The request: Copy the lines of the data below exactly, starting at the first and stopping after the line that contains "Chart.register(...registerables);"; include no pictures.

Given information:
● ● ●

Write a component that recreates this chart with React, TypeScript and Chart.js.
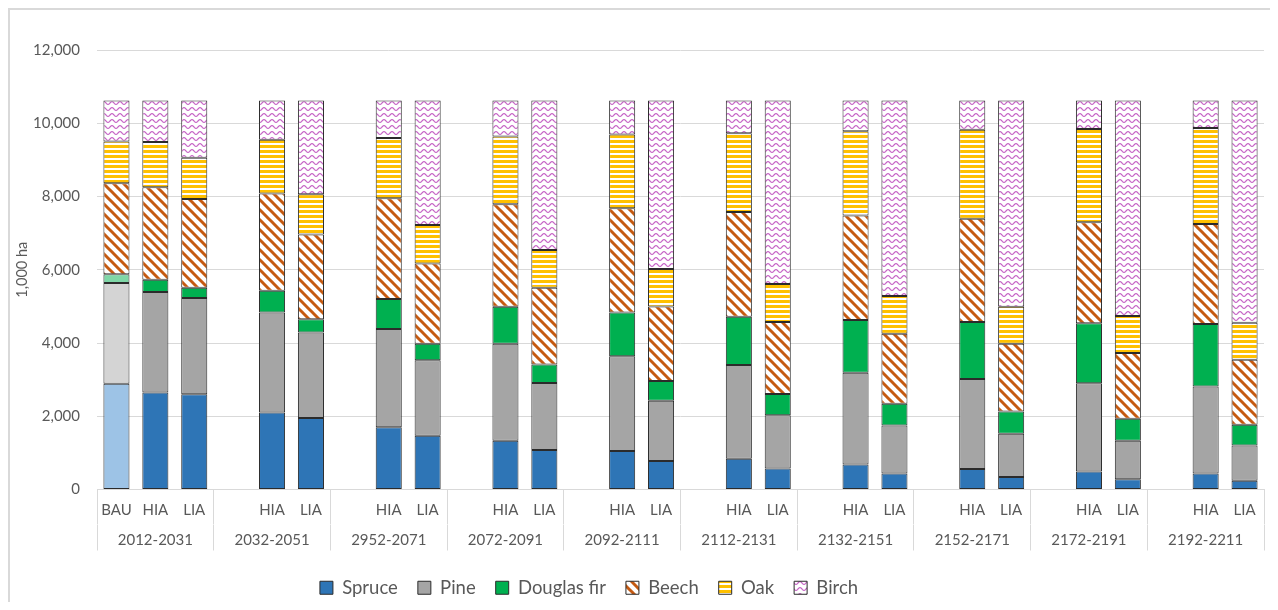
import React, { useEffect, useRef } from "react";
import { Chart, registerables } from "chart.js";

Chart.register(...registerables);

const CATEGORIES = [
  "BAU", "HIA", "LIA",
  "", "HIA", "LIA",
  "", "HIA", "LIA",
  "", "HIA", "LIA",
  "", "HIA", "LIA",
  "", "HIA", "LIA",
  "", "HIA", "LIA",
  "", "HIA", "LIA",
  "", "HIA", "LIA",
  "", "HIA", "LIA",
];

const PERIODS = [
  "2012-2031", "2032-2051", "2952-2071", "2072-2091", "2092-2111",
  "2112-2131", "2132-2151", "2152-2171", "2172-2191", "2192-2211",
];

const SPRUCE = [2890, 2650, 2600, null, 2100, 1950, null, 1700, 1470, null, 1330, 1080, null, 1050, 780, null, 840, 570, null, 680, 440, null, 560, 340, null, 490, 280, null, 440, 240];
const PINE = [2750, 2740, 2630, null, 2730, 2340, null, 2680, 2060, null, 2650, 1830, null, 2590, 1640, null, 2560, 1460, null, 2510, 1310, null, 2460, 1180, null, 2410, 1050, null, 2370, 960];
const DOUGLAS_FIR = [240, 340, 280, null, 600, 360, null, 820, 450, null, 1010, 500, null, 1190, 540, null, 1320, 580, null, 1440, 590, null, 1550, 610, null, 1640, 600, null, 1710, 570];
const BEECH = [2480, 2520, 2420, null, 2650, 2310, null, 2750, 2190, null, 2800, 2100, null, 2850, 2040, null, 2860, 1960, null, 2850, 1910, null, 2820, 1850, null, 2760, 1800, null, 2730, 1770];
const OAK = [1140, 1240, 1130, null, 1470, 1100, null, 1650, 1050, null, 1850, 1030, null, 2010, 1020, null, 2150, 1040, null, 2300, 1030, null, 2430, 1010, null, 2540, 1010, null, 2620, 1010];
const BIRCH = [1120, 1130, 1560, null, 1070, 2560, null, 1020, 3400, null, 980, 4080, null, 930, 4600, null, 890, 5010, null, 840, 5340, null, 800, 5630, null, 780, 5880, null, 750, 6070];

const Y_TICKS = [0, 2000, 4000, 6000, 8000, 10000, 12000];

const FONT = "Lato, 'Open Sans', sans-serif";
const TEXT = "#595959";
const GRID = "#d9d9d9";
const EDGE = "#2b2b2b";

const SPRUCE_COLOR = "#2E75B6";
const SPRUCE_BAU = "#9DC3E6";
const PINE_COLOR = "#A5A5A5";
const PINE_BAU = "#D4D4D4";
const DF_COLOR = "#00B050";
const DF_BAU = "#7FD7A7";

function tile(w: number, h: number, draw: (c: CanvasRenderingContext2D) => void) {
  const cv = document.createElement("canvas");
  cv.width = w;
  cv.height = h;
  const c = cv.getContext("2d")!;
  c.fillStyle = "#ffffff";
  c.fillRect(0, 0, w, h);
  draw(c);
  return c.createPattern(cv, "repeat")!;
}

function makeBeech() {
  return tile(10, 10, (c) => {
    c.strokeStyle = "#C55A11";
    c.lineWidth = 3;
    for (const o of [-10, 0, 10]) {
      c.beginPath();
      c.moveTo(o - 2, -2);
      c.lineTo(o + 12, 12);
      c.stroke();
    }
  });
}

function makeOak() {
  return tile(4, 5, (c) => {
    c.fillStyle = "#FFC000";
    c.fillRect(0, 0, 4, 3);
  });
}

function makeBirch() {
  return tile(8, 6, (c) => {
    c.strokeStyle = "#C25AC2";
    c.lineWidth = 1.1;
    c.beginPath();
    for (let x = -1; x <= 9; x += 0.5) {
      const y = 3 + 1.4 * Math.sin((2 * Math.PI * x) / 8);
      if (x === -1) c.moveTo(x, y);
      else c.lineTo(x, y);
    }
    c.stroke();
  });
}

export default function App() {
  const ref = useRef<HTMLCanvasElement | null>(null);

  useEffect(() => {
    if (!ref.current) return;
    const firstLight = (dark: string, light: string) => (ctx: any) =>
      ctx.dataIndex === 0 ? light : dark;

    const base = {
      borderColor: EDGE,
      borderWidth: 1,
      borderSkipped: false as const,
      categoryPercentage: 0.67,
      barPercentage: 1,
    };

    const legendFill = [SPRUCE_COLOR, PINE_COLOR, DF_COLOR];

    const legendShift = {
      id: "legendShift",
      afterLayout(chart: any) {
        const l = chart.legend;
        if (l) {
          l.left -= 48;
          l.right -= 48;
          l.top += 4;
          l.bottom += 4;
        }
      },
    };

    const chart = new Chart(ref.current, {
      type: "bar",
      data: {
        labels: CATEGORIES,
        datasets: [
          { label: "Spruce", data: SPRUCE, backgroundColor: firstLight(SPRUCE_COLOR, SPRUCE_BAU), ...base },
          { label: "Pine", data: PINE, backgroundColor: firstLight(PINE_COLOR, PINE_BAU), ...base },
          { label: "Douglas fir", data: DOUGLAS_FIR, backgroundColor: firstLight(DF_COLOR, DF_BAU), ...base },
          { label: "Beech", data: BEECH, backgroundColor: makeBeech(), ...base },
          { label: "Oak", data: OAK, backgroundColor: makeOak(), ...base },
          { label: "Birch", data: BIRCH, backgroundColor: makeBirch(), ...base },
        ],
      },
      options: {
        responsive: false,
        animation: false,
        devicePixelRatio: 1,
        layout: { padding: { top: 40, bottom: -1, left: 0, right: 6 } },
        scales: {
          x: {
            stacked: true,
            weight: 0,
            grid: {
              offset: true,
              drawOnChartArea: false,
              drawTicks: true,
              tickLength: 35,
              color: (ctx: any) =>
                ctx.index === undefined || ctx.index % 3 === 0 ? GRID : "rgba(0,0,0,0)",
            },
            border: { display: true, color: GRID },
            ticks: {
              autoSkip: false,
              maxRotation: 0,
              padding: -23.5,
              color: TEXT,
              font: { family: FONT, size: 15 },
            },
            afterFit: (s: any) => {
              s.height = 35;
            },
          },
          x2: {
            type: "category",
            labels: PERIODS,
            position: "bottom",
            weight: 1,
            offset: true,
            grid: {
              offset: true,
              drawOnChartArea: false,
              drawTicks: true,
              tickLength: 26,
              color: GRID,
            },
            border: { display: false },
            ticks: {
              autoSkip: false,
              maxRotation: 0,
              padding: -19.5,
              color: TEXT,
              font: { family: FONT, size: 15 },
            },
            afterFit: (s: any) => {
              s.height = 30;
            },
          },
          y: {
            stacked: true,
            min: 0,
            max: 12000,
            afterBuildTicks: (s: any) => {
              s.ticks = Y_TICKS.map((v) => ({ value: v }));
            },
            grid: { color: GRID, drawTicks: false },
            border: { display: false },
            ticks: {
              padding: 17,
              color: TEXT,
              font: { family: FONT, size: 15 },
              callback: (v: any) => Number(v).toLocaleString("en-US"),
            },
            title: {
              display: true,
              text: "1,000 ha",
              color: TEXT,
              font: { family: FONT, size: 14.5 },
              padding: { top: 4, bottom: 0 },
            },
            afterFit: (s: any) => {
              s.width = 87;
            },
          },
        },
        plugins: {
          tooltip: { enabled: false },
          legend: {
            position: "bottom",
            labels: {
              boxWidth: 13,
              boxHeight: 13,
              padding: 20,
              color: TEXT,
              font: { family: FONT, size: 18.5 },
              generateLabels: (c: any) => {
                const items = (Chart as any).defaults.plugins.legend.labels.generateLabels(c);
                items.forEach((it: any, i: number) => {
                  if (legendFill[i]) it.fillStyle = legendFill[i];
                });
                return items;
              },
            },
          },
        },
      },
      plugins: [legendShift],
    } as any);

    return () => chart.destroy();
  }, []);

  return (
    <div
      style={{
        width: 1262,
        height: 594,
        borderLeft: "2px solid #d9d9d9",
        borderTop: "2px solid #d9d9d9",
        boxSizing: "border-box",
        position: "relative",
        background: "#fff",
      }}
    >
      <canvas ref={ref} width={1260} height={592} style={{ display: "block" }} />
    </div>
  );
}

● ● ●

Finished exercise:
Write a component that recreates this chart with React, TypeScript and Chart.js.
import React, { useEffect, useRef } from "react";
import { Chart, registerables } from "chart.js";

Chart.register(...registerables);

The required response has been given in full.